What are Elastic Sources and what are they useful for?¶
The Elastic source concept is covered in deep in the Elastic sources documentation, wich includes comprehensive examples.
How to deal with sourcetypes that are emitting data occasionally or sporadically? Does TrackMe automatically detects this?¶
There are no easy answers to this question, however:
- The default concept of data sources tracking relies on entities broken per index and sourcetype, this can be extended easily using the Elastic sources feature to fullfil any kind of requirements and make sure that a data source represents the data pipeline
- The data hosts tracking feature provides the vision broken on a per host basis (using the Splunk host Metadata)
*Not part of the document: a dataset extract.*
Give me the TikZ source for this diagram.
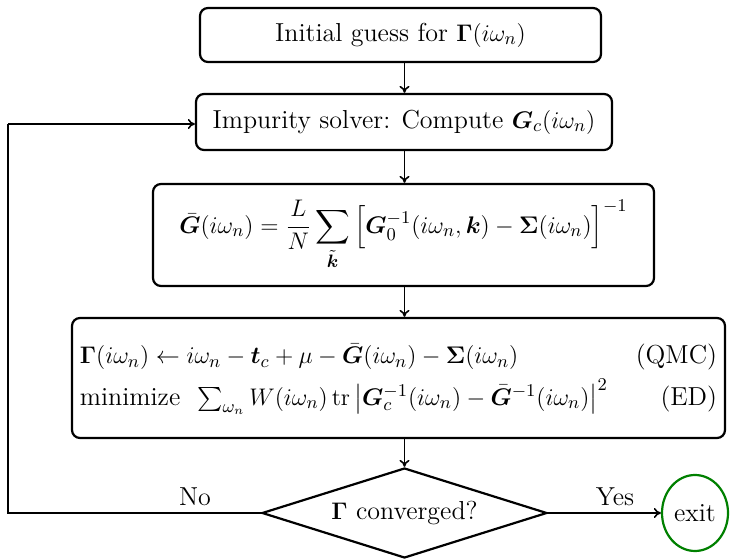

- TrackMe does not replace the knowledge you have regarding the way you are ingesting data into Splunk, instead it provides various features and options you can use to configure what should raise an alert or not, and how
- The basic configuration for data tracking are related to the latency and the delta in seconds between the latest time data was indexed in Splunk and now
- In addition, the volume Outliers feature allows detecting automatically behaviour changes in the volume of data indexed in Splunk for a given sourcetype
- In most cases, you should focus on the most valuable and important sourcetypes, TrackMe provides different levels of features (allowlists / blocklists) to exclude automatically data of low interest, and the priority feature allows granular definition of the importance of an entity
- A sourcetype that comes very occasionally in Splunk might be something that you need to track carefully, however if it does you need to define the tresholds accordlingy and TrackMe provides different options to do so on a per data source basis for instance
What’s the difference between disabled and (permanently) deleted?¶
The deletion of entities is explained in details in Deletion of entities.
In short, the purpose of the permanent deletion is to prevent an entity from being disovered again after it is deleted.
To achieve this, when an entity is permanently deleted the value of the field “change_type” is defined to “delete permanent”, when the entity is temporarily deleted, the value is set to “delete tempoary”.
Then, Trackers reports wich perform discovery of the data use a filter to exclude entities that have been permanently deleted, such that even if the entity is still actively sending data to Splunk, TrackMe will ignore it automatically as long as the audit record is available. (by default audit records are purged after 90 days)
The UI does not provide a function to undo a permanent deletion, however updating or purging the audit record manually would allow to re-create an entity after it was permanently deleted.